- GIVEN REQUEST -
Write out the listing, please, but only from its first line through the line containing "Arial, Helvetica, sans-serif';", exactly as given and without pictures.

- DATA TO PROCESS -
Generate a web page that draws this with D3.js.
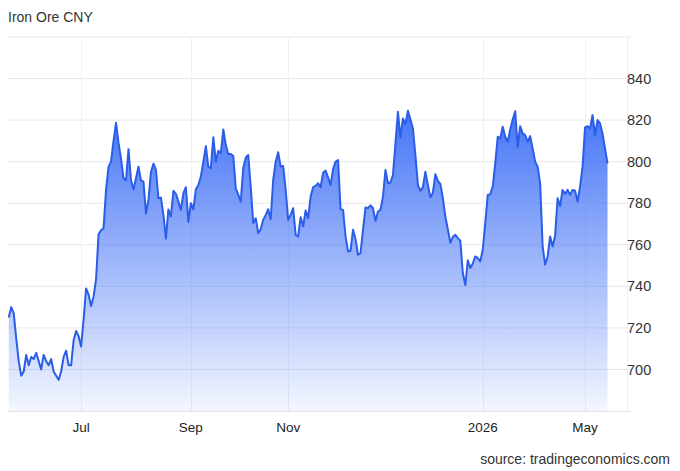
<!DOCTYPE html>
<meta charset="utf-8">
<body style="margin:0;background:#fff">

<script src="https://d3js.org/d3.v7.min.js"></script>

<script>

// daily closes, evenly spaced
var values = [
  725, 730, 727, 715, 704, 697, 699, 707, 702, 706, 705, 708, 704, 700, 707, 704, 702, 705, 699, 697,
  695, 699, 706, 709, 702, 702, 714, 718.5, 716, 711, 724, 739, 736, 730.5, 735, 743.5, 765, 767, 768,
  786.4, 797.6, 800, 810, 818.7, 809, 801.6, 792, 791, 806, 791, 786.7, 792, 797.6, 791, 790.4, 775,
  781.6, 795, 799, 796, 782.4, 782.7, 774.4, 763, 777, 773.6, 786, 784.5, 780.8, 776.8, 784.8, 787.7,
  771, 780, 777, 786.7, 788.8,
  792.8, 800, 807.5, 797.6, 796.8, 811.7, 800, 805.3, 804, 815.5, 808, 803.7, 803.7, 802.7, 787.2, 784,
  780.8, 797, 802, 803.2, 787.7, 770.4, 772.8, 765.6, 767.5, 772, 774.4, 777.1, 772.3, 791.2, 800,
  804.5, 797.6, 797.9, 786.4, 772, 774.4, 777.6, 764.8, 764,
  773.3, 768.8, 776.5, 772.8, 783.2, 787.7, 788.3, 789.6, 787.7, 794.7, 795.7, 792.5, 788.8, 796.3, 800,
  800.8, 777.1, 776.8, 764, 756.8, 757.1, 767.2, 762.7, 755.2, 756, 767.2, 778, 777.6, 779, 777.6,
  771.5, 776, 776.8, 783.2, 796, 789.6, 790, 793.6, 808.8, 824,
  811.7, 820.8, 818, 824.5, 820.3, 816, 803.2, 788.8, 786, 787.7, 795.2, 788.8, 782.9, 785, 794, 790.7,
  789.3, 782.4, 773.6, 767.5, 761, 763.7, 764.8, 763.2, 762, 746.4, 740.6, 752.5, 748.8, 751, 754.4,
  753.6, 752, 757.6, 770.4, 784, 784.3, 788, 799.2,
  812, 811.2, 816.8, 812, 809.6, 815.5, 820.3, 824.3, 807.2, 817.1, 813.6, 812.8, 809.6, 812.3, 806.4,
  800, 797.6, 789.6, 759.2, 750.4, 754.4, 764, 759.2, 764.3, 782.4, 778.7, 786.4, 784.5, 786.4, 784,
  786.4, 786, 780.8, 788, 797.6, 816.5, 817.1, 816, 822.4, 812.8, 820, 818.4, 813.6, 806.4, 799.2
];
var xTickIdx = [29, 73, 112, 190, 231];
var xTickLabels = ['Jul', 'Sep', 'Nov', '2026', 'May'];
var yTicks = [700, 720, 740, 760, 780, 800, 820, 840];

var W = 680, H = 471;
var P = {l: 8, r: 627, t: 37, b: 411};
var FONT = '"Liberation Sans", Arial, Helvetica, sans-serif';

var svg = d3.select('body').append('svg')
    .attr('width', W)
    .attr('height', H)
    .style('display', 'block');

var x = d3.scaleLinear().domain([-0.3, 241]).range([P.l, 610]);
var y = d3.scaleLinear().domain([680, 860]).range([P.b, P.t]);

// gradient under the line
var grad = svg.append('defs').append('linearGradient')
    .attr('id', 'fade')
    .attr('gradientUnits', 'userSpaceOnUse')
    .attr('x1', 0).attr('x2', 0)
    .attr('y1', y(826)).attr('y2', P.b);
grad.append('stop').attr('offset', 0).attr('stop-color', '#3a6cf6').attr('stop-opacity', 0.95);
grad.append('stop').attr('offset', 0.5).attr('stop-color', '#3a6cf6').attr('stop-opacity', 0.5);
grad.append('stop').attr('offset', 1).attr('stop-color', '#3a6cf6').attr('stop-opacity', 0.06);

// grid
var g = svg.append('g');
g.selectAll('.hg').data(yTicks.concat([860])).enter().append('line')
    .attr('x1', P.l).attr('x2', P.r + 4)
    .attr('y1', d => y(d)).attr('y2', d => y(d))
    .attr('stroke', '#e8e8ec').attr('stroke-width', 1);
g.selectAll('.vg').data(xTickIdx).enter().append('line')
    .attr('x1', d => Math.round(x(d)) + 0.5).attr('x2', d => Math.round(x(d)) + 0.5)
    .attr('y1', P.t).attr('y2', P.b)
    .attr('stroke', '#eef0f8').attr('stroke-width', 1);
g.append('line')
    .attr('x1', P.r + 0.5).attr('x2', P.r + 0.5)
    .attr('y1', P.t).attr('y2', P.b)
    .attr('stroke', '#eef0f8');

// area + line
svg.append('path')
    .datum(values)
    .attr('fill', 'url(#fade)')
    .attr('d', d3.area().x((d, i) => x(i)).y0(P.b).y1(d => y(d)));
svg.append('path')
    .datum(values)
    .attr('fill', 'none')
    .attr('stroke', '#2a5de8')
    .attr('stroke-width', 2)
    .attr('stroke-linejoin', 'round')
    .attr('d', d3.line().x((d, i) => x(i)).y(d => y(d)));

// bottom axis line
svg.append('line')
    .attr('x1', P.l).attr('x2', P.r + 4)
    .attr('y1', P.b + 0.5).attr('y2', P.b + 0.5)
    .attr('stroke', '#e3e3e6');

// y labels on the right
svg.selectAll('.yl').data(yTicks).enter().append('text')
    .attr('x', 627)
    .attr('y', d => y(d))
    .attr('dy', '0.35em')
    .attr('font-family', FONT)
    .attr('font-size', 14.5)
    .attr('fill', '#333')
    .text(d => d);

// x labels
svg.selectAll('.xl').data(xTickIdx).enter().append('text')
    .attr('x', d => x(d))
    .attr('y', 432)
    .attr('text-anchor', 'middle')
    .attr('font-family', FONT)
    .attr('font-size', 13.5)
    .attr('fill', '#222')
    .text((d, i) => xTickLabels[i]);

svg.append('text')
    .attr('x', 8).attr('y', 22)
    .attr('font-family', FONT)
    .attr('font-size', 14)
    .attr('fill', '#333')
    .text('Iron Ore CNY');

svg.append('text')
    .attr('x', 670).attr('y', 464)
    .attr('text-anchor', 'end')
    .attr('font-family', FONT)
    .attr('font-size', 14)
    .attr('fill', '#333')
    .text('source: tradingeconomics.com');

</script>
</body>
</html>
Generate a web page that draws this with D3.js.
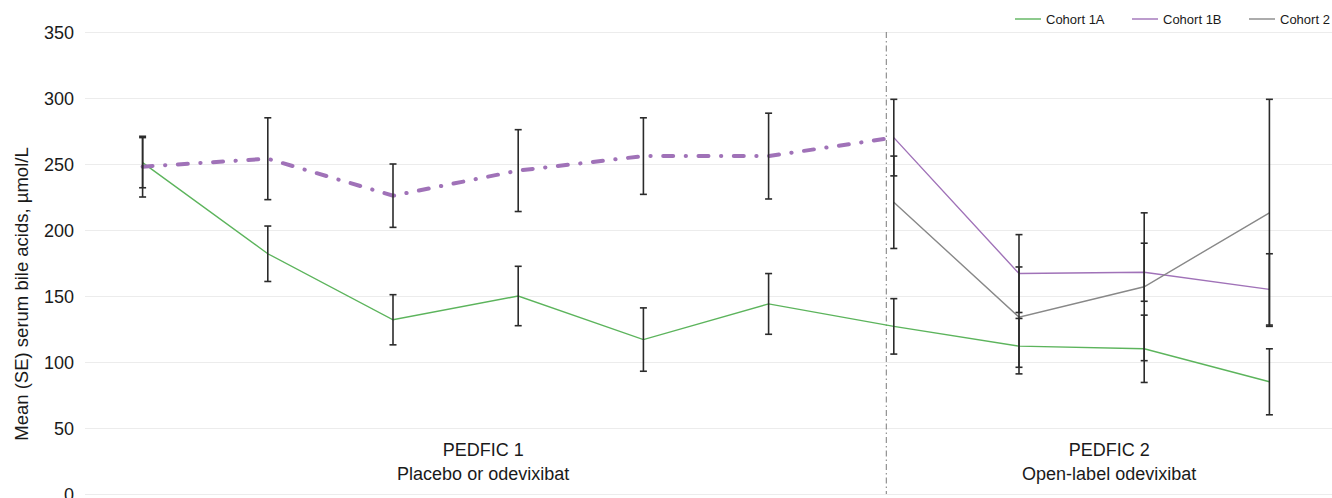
<!DOCTYPE html>
<html>
<head>
<meta charset="utf-8">
<script src="https://cdn.jsdelivr.net/npm/d3@7/dist/d3.min.js"></script>
<style>
  html, body { margin: 0; padding: 0; background: #fff; }
  svg { display: block; font-family: "Liberation Sans", Arial, Helvetica, sans-serif; }
</style>
</head>
<body>
<svg id="chart" width="1332" height="498"></svg>
<script>
// Study visits (10 time points: 7 in PEDFIC 1, last one shared with PEDFIC 2 start)
const visits = ["V1", "V2", "V3", "V4", "V5", "V6", "V7", "V8", "V9", "V10"];

// Mean serum bile acids (µmol/L) and standard errors per cohort
const cohort1AMean = [251, 182, 132, 150, 117, 144, 127, 112, 110, 85];
const cohort1ASE   = [19, 21, 19, 22.5, 24, 23, 21, 21, 25.5, 25];

const cohort1BMean = [248, 254, 226, 245, 256, 256, 270, 167, 168, 155];
const cohort1BSE   = [23, 31, 24, 31, 29, 32.5, 29, 29.5, 22, 27];

const cohort2Mean  = [null, null, null, null, null, null, 221, 134, 157, 213];
const cohort2SE    = [null, null, null, null, null, null, 35, 38, 56, 86];

// Last visit index belonging to PEDFIC 1 (placebo-controlled phase)
const pedfic1LastIndex = 6;
// Divider between the two studies, in visit-index units
const dividerAt = 5.94;

const yTicks = [0, 50, 100, 150, 200, 250, 300, 350];
const seriesNames = ["Cohort 1A", "Cohort 1B", "Cohort 2"];
const seriesColors = ["#5cb45c", "#a072b8", "#888888"];

const svg = d3.select("#chart");
const W = 1332, H = 498;
const margin = { left: 80, right: 0, top: 32, bottom: 4 };

const x = d3.scaleBand().domain(visits).range([margin.left, W - margin.right]);
const xIdx = d3.scaleLinear()
  .domain([0, visits.length - 1])
  .range([x(visits[0]) + x.bandwidth() / 2, x(visits[visits.length - 1]) + x.bandwidth() / 2]);
const y = d3.scaleLinear().domain([0, 350]).range([H - margin.bottom, margin.top]);
const cx = i => x(visits[i]) + x.bandwidth() / 2;

// Gridlines + y tick labels
const yAxis = d3.axisLeft(y).tickValues(yTicks).tickSize(-(W - 85)).tickPadding(11);
const gy = svg.append("g").attr("transform", "translate(85,0)").call(yAxis);
gy.select(".domain").remove();
gy.selectAll(".tick line").attr("stroke", "#ececec").attr("stroke-width", 1);
gy.selectAll(".tick text")
  .attr("fill", "#1a1a1a")
  .style("font-size", "18px")
  .attr("dy", "0.34em");

// Y axis title
svg.append("text")
  .attr("transform", "translate(28,294) rotate(-90)")
  .attr("text-anchor", "middle")
  .attr("fill", "#1a1a1a")
  .style("font-size", "18.5px")
  .text("Mean (SE) serum bile acids, µmol/L");

// Divider between PEDFIC 1 and PEDFIC 2
const xDiv = xIdx(dividerAt);
svg.append("line")
  .attr("x1", xDiv).attr("x2", xDiv)
  .attr("y1", y(350)).attr("y2", y(0))
  .attr("stroke", "#7a7a7a")
  .attr("stroke-width", 1)
  .attr("stroke-dasharray", "6 3 1.5 3");

// Study section labels
const sections = [
  { title: "PEDFIC 1", sub: "Placebo or odevixibat", x0: margin.left, x1: xDiv },
  { title: "PEDFIC 2", sub: "Open-label odevixibat", x0: xDiv, x1: W - margin.right }
];
sections.forEach(s => {
  const g = svg.append("g")
    .attr("text-anchor", "middle")
    .attr("fill", "#1a1a1a")
    .style("font-size", "18px");
  g.append("text").attr("x", (s.x0 + s.x1) / 2).attr("y", 456).text(s.title);
  g.append("text").attr("x", (s.x0 + s.x1) / 2).attr("y", 480).text(s.sub);
});

const line = d3.line()
  .defined(d => d.v != null)
  .x(d => cx(d.i))
  .y(d => y(d.v));

const toPts = arr => arr.map((v, i) => ({ i, v }));

// Cohort 1A
svg.append("path")
  .datum(toPts(cohort1AMean))
  .attr("d", line)
  .attr("fill", "none")
  .attr("stroke", seriesColors[0])
  .attr("stroke-width", 1.4);

// Cohort 1B: dash-dot during PEDFIC 1, solid in PEDFIC 2
const c1b = toPts(cohort1BMean);
svg.append("path")
  .datum(c1b.slice(0, pedfic1LastIndex + 1))
  .attr("d", line)
  .attr("fill", "none")
  .attr("stroke", seriesColors[1])
  .attr("stroke-width", 4)
  .attr("stroke-linecap", "round")
  .attr("stroke-dasharray", "10 12.5 0.3 12.5");
svg.append("path")
  .datum(c1b.slice(pedfic1LastIndex))
  .attr("d", line)
  .attr("fill", "none")
  .attr("stroke", seriesColors[1])
  .attr("stroke-width", 1.4);

// Cohort 2
svg.append("path")
  .datum(toPts(cohort2Mean))
  .attr("d", line)
  .attr("fill", "none")
  .attr("stroke", seriesColors[2])
  .attr("stroke-width", 1.4);

// Error bars (mean ± SE)
const errSets = [
  [cohort1AMean, cohort1ASE],
  [cohort1BMean, cohort1BSE],
  [cohort2Mean, cohort2SE]
];
const capW = 3.5;
const eg = svg.append("g").attr("stroke", "#2b2b2b").attr("stroke-width", 1.6);
errSets.forEach(([m, se]) => {
  m.forEach((v, i) => {
    if (v == null || se[i] == null) return;
    const xc = cx(i), yt = y(v + se[i]), yb = y(v - se[i]);
    eg.append("line").attr("x1", xc).attr("x2", xc).attr("y1", yt).attr("y2", yb);
    eg.append("line").attr("x1", xc - capW).attr("x2", xc + capW).attr("y1", yt).attr("y2", yt);
    eg.append("line").attr("x1", xc - capW).attr("x2", xc + capW).attr("y1", yb).attr("y2", yb);
  });
});

// Legend (top right)
const legendX = [1015, 1132, 1249];
const lg = svg.append("g").style("font-size", "13px");
seriesNames.forEach((name, k) => {
  lg.append("line")
    .attr("x1", legendX[k]).attr("x2", legendX[k] + 26)
    .attr("y1", 19).attr("y2", 19)
    .attr("stroke", seriesColors[k]).attr("stroke-width", 1.4);
  lg.append("text")
    .attr("x", legendX[k] + 31).attr("y", 23.5)
    .attr("fill", "#1a1a1a")
    .text(name);
});
</script>
</body>
</html>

- SOLUTION TO THE EXERCISE -
Generate a web page that draws this with D3.js.
<!DOCTYPE html>
<meta charset="utf-8">
<body style="margin:0;background:#fff">

<script src="https://d3js.org/d3.v7.min.js"></script>

<script>

// daily closes, evenly spaced
var values = [
  725, 730, 727, 715, 704, 697, 699, 707, 702, 706, 705, 708, 704, 700, 707, 704, 702, 705, 699, 697,
  695, 699, 706, 709, 702, 702, 714, 718.5, 716, 711, 724, 739, 736, 730.5, 735, 743.5, 765, 767, 768,
  786.4, 797.6, 800, 810, 818.7, 809, 801.6, 792, 791, 806, 791, 786.7, 792, 797.6, 791, 790.4, 775,
  781.6, 795, 799, 796, 782.4, 782.7, 774.4, 763, 777, 773.6, 786, 784.5, 780.8, 776.8, 784.8, 787.7,
  771, 780, 777, 786.7, 788.8,
  792.8, 800, 807.5, 797.6, 796.8, 811.7, 800, 805.3, 804, 815.5, 808, 803.7, 803.7, 802.7, 787.2, 784,
  780.8, 797, 802, 803.2, 787.7, 770.4, 772.8, 765.6, 767.5, 772, 774.4, 777.1, 772.3, 791.2, 800,
  804.5, 797.6, 797.9, 786.4, 772, 774.4, 777.6, 764.8, 764,
  773.3, 768.8, 776.5, 772.8, 783.2, 787.7, 788.3, 789.6, 787.7, 794.7, 795.7, 792.5, 788.8, 796.3, 800,
  800.8, 777.1, 776.8, 764, 756.8, 757.1, 767.2, 762.7, 755.2, 756, 767.2, 778, 777.6, 779, 777.6,
  771.5, 776, 776.8, 783.2, 796, 789.6, 790, 793.6, 808.8, 824,
  811.7, 820.8, 818, 824.5, 820.3, 816, 803.2, 788.8, 786, 787.7, 795.2, 788.8, 782.9, 785, 794, 790.7,
  789.3, 782.4, 773.6, 767.5, 761, 763.7, 764.8, 763.2, 762, 746.4, 740.6, 752.5, 748.8, 751, 754.4,
  753.6, 752, 757.6, 770.4, 784, 784.3, 788, 799.2,
  812, 811.2, 816.8, 812, 809.6, 815.5, 820.3, 824.3, 807.2, 817.1, 813.6, 812.8, 809.6, 812.3, 806.4,
  800, 797.6, 789.6, 759.2, 750.4, 754.4, 764, 759.2, 764.3, 782.4, 778.7, 786.4, 784.5, 786.4, 784,
  786.4, 786, 780.8, 788, 797.6, 816.5, 817.1, 816, 822.4, 812.8, 820, 818.4, 813.6, 806.4, 799.2
];
var xTickIdx = [29, 73, 112, 190, 231];
var xTickLabels = ['Jul', 'Sep', 'Nov', '2026', 'May'];
var yTicks = [700, 720, 740, 760, 780, 800, 820, 840];

var W = 680, H = 471;
var P = {l: 8, r: 627, t: 37, b: 411};
var FONT = '"Liberation Sans", Arial, Helvetica, sans-serif';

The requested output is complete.